Last week, a farmer who has land close to Kiltipper Park in Bohernabreena found two of his sheep badly injured after an alleged dog attack – which saw both sheep suffer injuries to their faces, including their ears being bitten off.

Sheep Dog Attack Kiltipper ParkThe injured sheep.

Issues around Kiltipper Park, which is owned by South Dublin County Council, have been repeatedly raised by the farming community - with calls being made for the local authority to secure or fence in the park.

The lack of signage on the control of dogs within the public park has also been flagged as a concern, with calls being made for the park to be put on the dog warden’s rota for visits.

Kiltipper Park, which has been left as a ‘natural’ park, runs from the top of the Kiltipper Road down towards Bohernabreena – with an access point to the park lying opposite the entrance to the waterworks.

Speaking with The Echo, the local farmer whose sheep were injured said: “Dogs have free run in [Kiltipper] park, there’s no policing for dogs, there’s not even signs to inform people to keep their dogs on a lead.

Kiltipper Park 07 1

Kiltpper Park is is close to farmering land, and had a new sign installed on keeping dogs on a lead

“The boundaries are also the same as when the council got it.

“Farmers have tried to fence their side of the fields but there’s nothing on the council’s side, there’s just overgrowth between lands – which wouldn’t stop a dog.

“If a dog chases a hare or a deer they usually end up in the ditch and can end up on farming land.”

He added: “When I found my sheep one was missing two ears and the other had a lump taken out of her face and an ear gone.

“This causes so much trauma for the animals and with lambing season approaching, I’m just lucky that I didn’t have the pregnant ewes in the field.”

According to the farmer, the frequency and number of dogs running around the park is also impacting on wildlife in the area, with the local farmer believing that “a bird wouldn’t get a chance” to nest in the park.

“We understand that people have to bring their dogs somewhere for a play but they should be on leads”, he said. 

“Chasing off after animals like this also endangers the dog as well due to make-up of the park, it’s very overgrown.

“This is not the dog’s fault, it’s the owner’s fault… and when people are walking two or three dogs off the lead you can’t have control of all dogs.”

Donie Anderson, Chairman of the Bohernabreena Irish Farmers’ Association (IFA), told The Echo that he is trying to secure a meeting between residents and the council’s parks department – alongside raising issues around dogs worrying sheep in the local area.

“The council did nothing to secure the park when they took it over”, Donie said.

When contacted by The Echo, Mary Maguire, of the council’s environment, water and climate change department, confirmed that signage was being arranged for Kiltipper Park – with The Echo spotting a sign going up at the entrance to the park last Tuesday afternoon.

“The council is conscious of the unfortunate reality of dog attacks on sheep each spring, and refers to the Control of Dogs Act 1986 which requires that dogs must be kept under effectual control”, Ms Maguire said.
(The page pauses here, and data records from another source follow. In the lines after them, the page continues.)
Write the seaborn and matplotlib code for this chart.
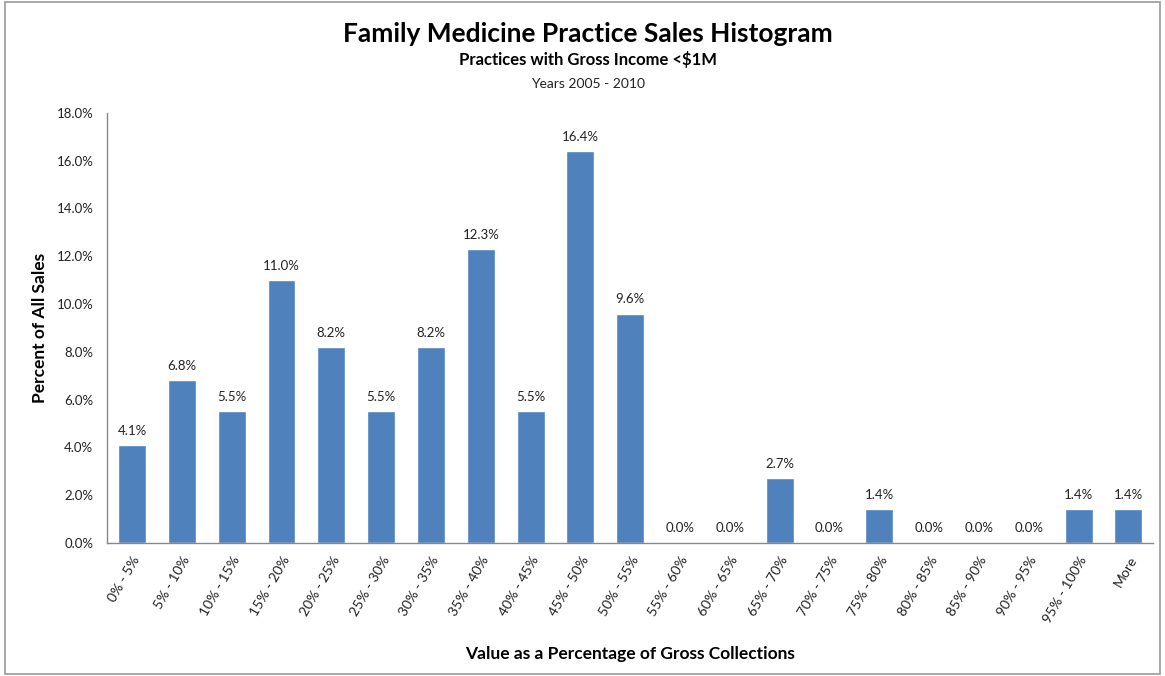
import matplotlib
matplotlib.use("Agg")
import matplotlib.pyplot as plt
import seaborn as sns
import pandas as pd
from matplotlib.patches import Rectangle
from matplotlib.ticker import FuncFormatter

categories = ["0% - 5%", "5% - 10%", "10% - 15%", "15% - 20%", "20% - 25%",
              "25% - 30%", "30% - 35%", "35% - 40%", "40% - 45%", "45% - 50%",
              "50% - 55%", "55% - 60%", "60% - 65%", "65% - 70%", "70% - 75%",
              "75% - 80%", "80% - 85%", "85% - 90%", "90% - 95%", "95% - 100%", "More"]
percent = [4.1, 6.8, 5.5, 11.0, 8.2, 5.5, 8.2, 12.3, 5.5, 16.4,
           9.6, 0.0, 0.0, 2.7, 0.0, 1.4, 0.0, 0.0, 0.0, 1.4, 1.4]
yticks = [0, 2, 4, 6, 8, 10, 12, 14, 16, 18]

sns.set_theme(style="white")
plt.rcParams['font.family'] = ['Lato', 'DejaVu Sans']

df = pd.DataFrame({"cat": categories, "pct": percent})

fig = plt.figure(figsize=(11.65, 6.76), dpi=100)
ax = fig.add_axes([0.092, 0.197, 0.898, 0.636])
sns.barplot(data=df, x="cat", y="pct", color="#4F81BD", saturation=1,
            width=0.56, ax=ax)

ax.set_ylim(0, 18)
ax.set_yticks(yticks)
ax.yaxis.set_major_formatter(FuncFormatter(lambda v, p: f"{v:.1f}%"))
ax.set_xlim(-0.5, len(categories) - 0.5)
ax.tick_params(axis='y', labelsize=9.5, length=0, pad=10, colors='#222222')
ax.tick_params(axis='x', labelsize=10, length=0, pad=8, colors='#222222')
for lbl in ax.get_xticklabels():
    lbl.set_rotation(60)
    lbl.set_ha('right')
    lbl.set_rotation_mode('anchor')

for i, v in enumerate(percent):
    ax.text(i, v + 0.35, f"{v:.1f}%", ha='center', va='bottom', fontsize=9.5,
            color='#222222')

for s in ['top', 'right']:
    ax.spines[s].set_visible(False)
for s in ['left', 'bottom']:
    ax.spines[s].set_color('#888888')
    ax.spines[s].set_linewidth(1)

ax.set_xlabel("Value as a Percentage of Gross Collections", fontsize=12.5,
              fontweight='bold', color='black')
ax.set_ylabel("Percent of All Sales", fontsize=12.5, fontweight='bold',
              labelpad=6, color='black')
ax.xaxis.set_label_coords(0.5, -0.24)

fig.text(0.505, 0.949, "Family Medicine Practice Sales Histogram", ha='center',
         va='center', fontsize=19, fontweight='bold', color='black')
fig.text(0.505, 0.912, "Practices with Gross Income <$1M", ha='center',
         va='center', fontsize=12, fontweight='bold', color='black')
fig.text(0.505, 0.876, "Years 2005 - 2010", ha='center', va='center',
         fontsize=10, color='#222222')

fig.patches.append(Rectangle((0.004, 0.003), 0.992, 0.994, transform=fig.transFigure,
                             fill=False, edgecolor='#999999', linewidth=1.2))

fig.savefig("out.png", dpi=100)
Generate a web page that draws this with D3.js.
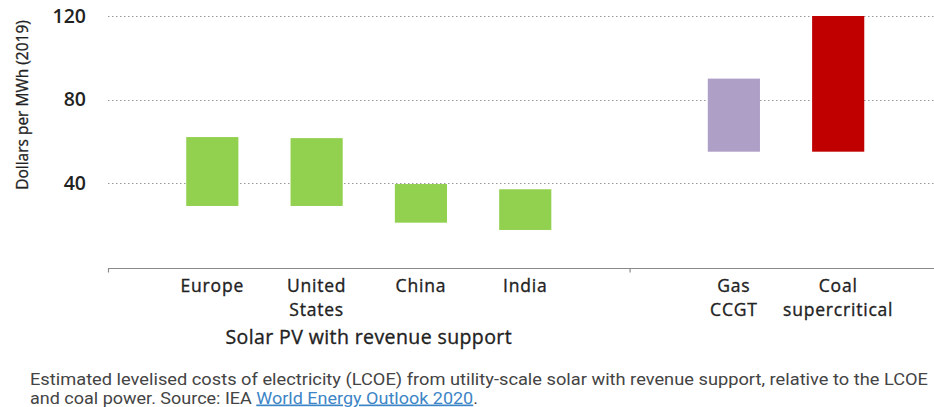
<!DOCTYPE html>
<html>
<head>
<meta charset="utf-8">
<script src="https://cdn.jsdelivr.net/npm/d3@7"></script>
<style>
  html, body { margin: 0; padding: 0; background: #fff; }
  svg { display: block; }
</style>
</head>
<body>
<div id="chart"></div>
<script>
// LCOE ranges, dollars per MWh (2019)
const categories = ["Europe", "United States", "China", "India", "Gas CCGT", "Coal supercritical"];
const labelLines = [["Europe"], ["United", "States"], ["China"], ["India"], ["Gas", "CCGT"], ["Coal", "supercritical"]];
const lowValues  = [29, 29, 21, 17.5, 55, 55];
const highValues = [62, 61.5, 39.5, 37, 90, 120];
const barColors  = ["#92d050", "#92d050", "#92d050", "#92d050", "#ae9fc6", "#c00000"];
const yTicks = [40, 80, 120];
const groupTitle = "Solar PV with revenue support";
const yTitle = "Dollars per MWh (2019)";

// slot layout along the category axis: a leading gap, the solar group, a separator, the fossil group
const slots = ["start", "Europe", "United States", "China", "India", "sep", "Gas CCGT", "Coal supercritical", "end"];

const W = 934, H = 407;
const svg = d3.select("#chart").append("svg").attr("width", W).attr("height", H);

const x = d3.scalePoint().domain(slots).range([108, 942.5]);
const y = d3.scaleLinear().domain([0, 120]).range([266.5, 16]);
const barW = x.step() / 2;

const chartFont = "'Open Sans', sans-serif";
const ink = "#222";

// dotted gridlines
svg.append("g")
  .selectAll("line")
  .data(yTicks)
  .join("line")
  .attr("x1", 108).attr("x2", W)
  .attr("y1", d => Math.round(y(d)) + 0.5).attr("y2", d => Math.round(y(d)) + 0.5)
  .attr("stroke", "#9a9a9a")
  .attr("stroke-width", 1.2)
  .attr("stroke-dasharray", "1.5,2.5");

// y tick labels
const yAxis = d3.axisLeft(y).tickValues(yTicks).tickSize(0).tickPadding(0);
const gy = svg.append("g").attr("transform", "translate(86,0)").call(yAxis);
gy.select(".domain").remove();
gy.selectAll("text")
  .attr("font-family", chartFont)
  .attr("font-size", 19.5)
  .attr("font-weight", 600)
  .attr("fill", ink);

// y axis title
svg.append("text")
  .attr("transform", `translate(28,${(15 + 195) / 2}) rotate(-90)`)
  .attr("text-anchor", "middle")
  .attr("font-family", chartFont)
  .attr("font-size", 15.5)
  .attr("fill", ink)
  .attr("stroke", ink)
  .attr("stroke-width", 0.3)
  .text(yTitle);

// range bars
svg.append("g")
  .selectAll("rect")
  .data(categories)
  .join("rect")
  .attr("x", (d) => x(d) - barW / 2)
  .attr("width", barW)
  .attr("y", (d, i) => y(highValues[i]))
  .attr("height", (d, i) => y(lowValues[i]) - y(highValues[i]))
  .attr("fill", (d, i) => barColors[i]);

// category axis
const axisY = 268.5;
svg.append("line")
  .attr("x1", 108).attr("x2", W)
  .attr("y1", axisY).attr("y2", axisY)
  .attr("stroke", "#8a8a8a").attr("stroke-width", 1.2);
svg.append("g")
  .selectAll("line")
  .data(["start", "sep"])
  .join("line")
  .attr("x1", d => x(d) + 0.5).attr("x2", d => x(d) + 0.5)
  .attr("y1", axisY).attr("y2", axisY + 4)
  .attr("stroke", "#8a8a8a").attr("stroke-width", 1.2);

// category labels, one text per line
const labelData = categories.flatMap((c, i) => labelLines[i].map((t, j) => ({ c, t, j })));
svg.append("g")
  .selectAll("text")
  .data(labelData)
  .join("text")
  .attr("x", d => x(d.c))
  .attr("y", d => 292 + d.j * 24)
  .attr("text-anchor", "middle")
  .attr("font-family", chartFont)
  .attr("font-size", 17.5)
  .attr("letter-spacing", 0.8)
  .attr("fill", ink)
  .attr("stroke", ink)
  .attr("stroke-width", 0.35)
  .text(d => d.t);

// group title
svg.append("text")
  .attr("x", (x("start") + x("sep")) / 2)
  .attr("y", 344)
  .attr("text-anchor", "middle")
  .attr("font-family", chartFont)
  .attr("font-size", 19.5)
  .attr("letter-spacing", 0.4)
  .attr("fill", ink)
  .attr("stroke", ink)
  .attr("stroke-width", 0.35)
  .text(groupTitle);

// caption
const capFont = "'Liberation Sans Narrow', 'Roboto', sans-serif";
svg.append("text")
  .attr("x", 30).attr("y", 385)
  .attr("font-family", capFont)
  .attr("font-size", 17)
  .attr("fill", "#444")
  .attr("textLength", 898)
  .attr("lengthAdjust", "spacingAndGlyphs")
  .text("Estimated levelised costs of electricity (LCOE) from utility-scale solar with revenue support, relative to the LCOE");
const cap2 = svg.append("text")
  .attr("x", 30).attr("y", 403.5)
  .attr("font-family", capFont)
  .attr("font-size", 17)
  .attr("fill", "#444")
  .attr("textLength", 448)
  .attr("lengthAdjust", "spacingAndGlyphs");
cap2.append("tspan").text("and coal power. Source: IEA ");
cap2.append("tspan")
  .attr("fill", "#3d85c6")
  .attr("text-decoration", "underline")
  .text("World Energy Outlook 2020");
cap2.append("tspan").text(".");
</script>
</body>
</html>
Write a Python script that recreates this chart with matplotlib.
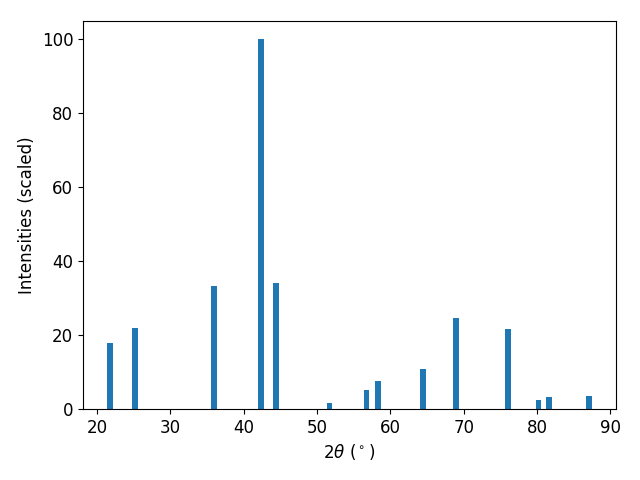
import matplotlib
matplotlib.use("Agg")
import matplotlib.pyplot as plt

two_theta = [21.77, 25.17, 35.92, 42.31, 44.35, 51.7, 56.73, 58.27, 64.5, 69.0, 76.05, 80.2, 81.6, 87.07]
intensity = [17.9, 22.0, 33.3, 100.0, 34.2, 1.6, 5.2, 7.6, 10.9, 24.5, 21.7, 2.4, 3.3, 3.5]

fig, ax = plt.subplots(figsize=(6.4, 4.8), dpi=100)
ax.bar(two_theta, intensity, width=0.8, color="#1f77b4")
ax.set_xlabel(r"$2\theta$ ($^\circ$)", fontsize=12)
ax.set_ylabel("Intensities (scaled)", fontsize=12)
ax.tick_params(labelsize=12)
fig.subplots_adjust(left=83/640, right=616/640, top=1-21/480, bottom=1-409/480)
fig.savefig("out.png")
“[We also refer] to the council’s Parks and Open Spaces Bye-Laws which require that dogs are kept on a lead while in council parks and on open spaces.

“I can confirm that South Dublin County Council is aware of the recent alleged dog related incident(s), and can further confirm that, in accordance with the council’s Bye-Laws, signage is being arranged for Kiltipper Park.

“The council also advises that the sheep farming community follow the Irish Farmers’ Association protocol for farmers who encounter a dog attack on their sheep flocks.”